# Android ArrayList sortieren mit 2 Werten ohne thencomparing , Wie?



## tollewurst (27. Jul 2020)

Hallo,

da ich sehr stark abwärts kompatibel bleiben will mit der Api, hätte ich mal eine Frage, wie man eine ArrayList mit 2 Werten sortiert.
Also er soll erst nach id sortieren und dann nach Namen. z.b.

0 A
1 Aa
2 Ab
3 B
4 Ba
...

Wie ich nach ID sortiere weiß und nach Name auch, aber wie geht das gleichzeitig.
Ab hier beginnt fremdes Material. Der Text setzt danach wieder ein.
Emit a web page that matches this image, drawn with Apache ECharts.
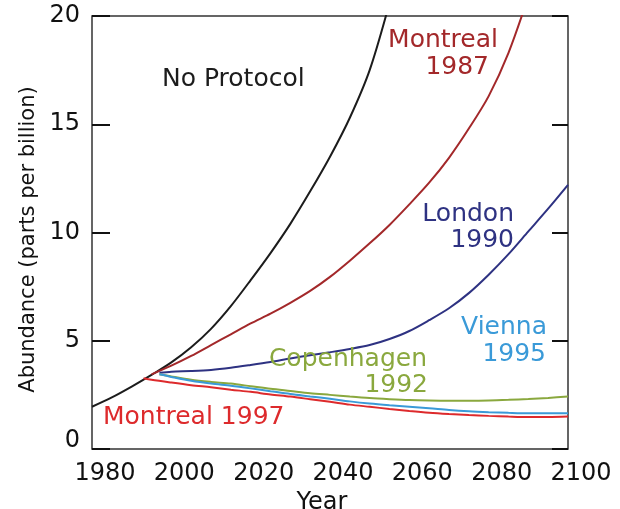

static class UebungenSort {
    int mid;
    String mname;

    UebungenSort(int id, String name) {
        mid = id;
        mname = name;
    }

    String getName() {
        return mname;
    }

    int getID() {
        return mid;
    }

    public static Comparator<UebungenSort> UebungComparator = new Comparator<UebungenSort>() {
        public int compare(UebungenSort s1, UebungenSort s2) {
            String Uebungname1 = s1.getName().toUpperCase();
            String Uebungname2 = s2.getName().toUpperCase();

            //ascending order
            return Uebungname1.compareTo(Uebungname2);

            //descending order
            //return StudentName2.compareTo(StudentName1);
        }
    };

    public static Comparator<UebungenSort> IDComperator = new Comparator<UebungenSort>() {
        public int compare(UebungenSort s1, UebungenSort s2) {
            int id1 = s1.getID();
            int id2 = s2.getID();

            /*For ascending order*/
            return id1 - id2;

            /*For descending order*/
            //rollno2-rollno1;
        }
    };
}

....

Collections.sort(uebungsort, UebungenSort.UebungComparator);
Collections.sort(uebungsort, UebungenSort.IDComperator );


----------



## krgewb (27. Jul 2020)

Bitte immer in Code-Tags posten.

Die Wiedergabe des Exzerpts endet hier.